For this purpose I entirely agree. Though in the case of current 'logins' you can bet your bottom dollar that a crashed session will still be shown as current when it isn't. At least then you have demonstrably incorrect data rather than assigning meaning to meaningless data :)
I have created a script to demonstrate what the 'optimizer' does (10g) with the use of various strategies for assigning an artificial value for what should be a NULL. It isn't pretty. You can see the full results at my site
The script is available at
http://www.niall.litchfield.dial.pipex.com/scripts/tests/date_distribution.s
ql
and you are welcome to play around with it on test systems yourself.

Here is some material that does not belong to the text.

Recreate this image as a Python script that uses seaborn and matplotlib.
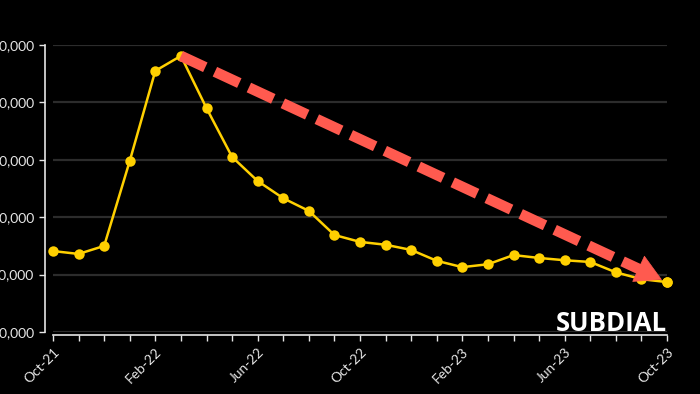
import matplotlib
matplotlib.use("Agg")
import matplotlib.pyplot as plt
import seaborn as sns
import pandas as pd
from matplotlib.ticker import FuncFormatter

# monthly index values
months = ["Oct-21", "Nov-21", "Dec-21", "Jan-22", "Feb-22", "Mar-22", "Apr-22",
          "May-22", "Jun-22", "Jul-22", "Aug-22", "Sep-22", "Oct-22", "Nov-22",
          "Dec-22", "Jan-23", "Feb-23", "Mar-23", "Apr-23", "May-23", "Jun-23",
          "Jul-23", "Aug-23", "Sep-23", "Oct-23"]
prices = [44100, 43600, 45000, 59800, 75500, 78100, 69000, 60500, 56300,
          53300, 51100, 46900, 45700, 45200, 44300, 42400, 41300, 41800,
          43400, 42900, 42500, 42200, 40400, 39200, 38700]
y_ticks = [30000, 40000, 50000, 60000, 70000, 80000]

df = pd.DataFrame({"month": range(len(months)), "price": prices})

sns.set_theme(style="dark")
plt.rcParams["font.family"] = ["Lato", "DejaVu Sans"]

fig = plt.figure(figsize=(7, 3.94), dpi=100, facecolor="black")
ax = fig.add_axes([53 / 700, 62 / 394, 614 / 700, 287 / 394])
ax.set_facecolor("black")

sns.lineplot(data=df, x="month", y="price", ax=ax, color="#FFD000", lw=1.8,
             marker="o", markersize=7.5, markeredgewidth=0, clip_on=False,
             zorder=2)

# trend arrow from the peak down to the latest value
peak = prices.index(max(prices))
last = len(prices) - 1


def on_trend(x):
    return prices[peak] + (prices[last] - prices[peak]) * (x - peak) / (last - peak)


line_end = last - 0.55
head_from = last - 1.1
tip = last - 0.2
ax.plot([peak, line_end], [prices[peak], on_trend(line_end)], color="#FF5A4F",
        lw=7.6, dashes=(2.55, 1.0), dash_capstyle="butt", clip_on=False,
        zorder=3)
ax.annotate("", xy=(tip, on_trend(tip)), xytext=(head_from, on_trend(head_from)),
            arrowprops=dict(arrowstyle="-|>,head_length=0.9,head_width=0.5",
                            mutation_scale=20, color="#FF5A4F", lw=0.5,
                            shrinkA=0, shrinkB=0),
            zorder=3, annotation_clip=False)
ax.plot(last, prices[last], "o", color="#FFD000", markersize=7.5,
        markeredgewidth=0, clip_on=False, zorder=4)

ax.set_xlim(0, last)
ax.set_ylim(y_ticks[0], y_ticks[-1])
ax.set_xticks(range(len(months)))
ax.set_xticklabels([m if i % 4 == 0 else "" for i, m in enumerate(months)])
ax.set_yticks(y_ticks)
ax.yaxis.set_major_formatter(FuncFormatter(lambda v, p: f"{v:,.0f}"))
ax.set_xlabel("")
ax.set_ylabel("")

ax.yaxis.grid(True, color="#2c2c2c", lw=1.6)
ax.xaxis.grid(False)
for s in ["top", "right"]:
    ax.spines[s].set_visible(False)
ax.spines["left"].set_position(("outward", 6))
ax.spines["bottom"].set_position(("outward", 2.5))
for s in ["left", "bottom"]:
    ax.spines[s].set_visible(True)
    ax.spines[s].set_color("#e6e6e6")
    ax.spines[s].set_linewidth(1.2)
ax.tick_params(colors="#e6e6e6", labelcolor="#e6e6e6", length=4.5, width=1,
               labelsize=10, pad=3, left=True, bottom=True)
for lab in ax.get_xticklabels():
    lab.set_rotation(45)
    lab.set_ha("right")
    lab.set_rotation_mode("anchor")

ax.text(1.0, 0.005, "SUBDIAL", transform=ax.transAxes, ha="right",
        va="baseline", fontsize=18.5, fontweight="bold", color="white",
        family="Open Sans")

fig.savefig("out.png", dpi=100, facecolor="black")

What I find is that *in the absence of histograms* then using an artificial value - especially if you do the other thing app designers do and use the wrong datatype - gives you woefully wrong estimates of cardinalities. This may or may not matter too much in the case of a simple single table query, but if the resulting rowset will be used in a join and the stats for cardinality can be wrong (as they are in at least one of my cases) by an order of magnitude then what the CBO will do will most likely not be sensible at all. histograms do fix this, but at a non-zero cost.
I do of course have to admit that my range scan was chosen not just because it runs from christmas to one of my best friends birthdays - but also because it is a good way to illustrate the perils of bad datatypes.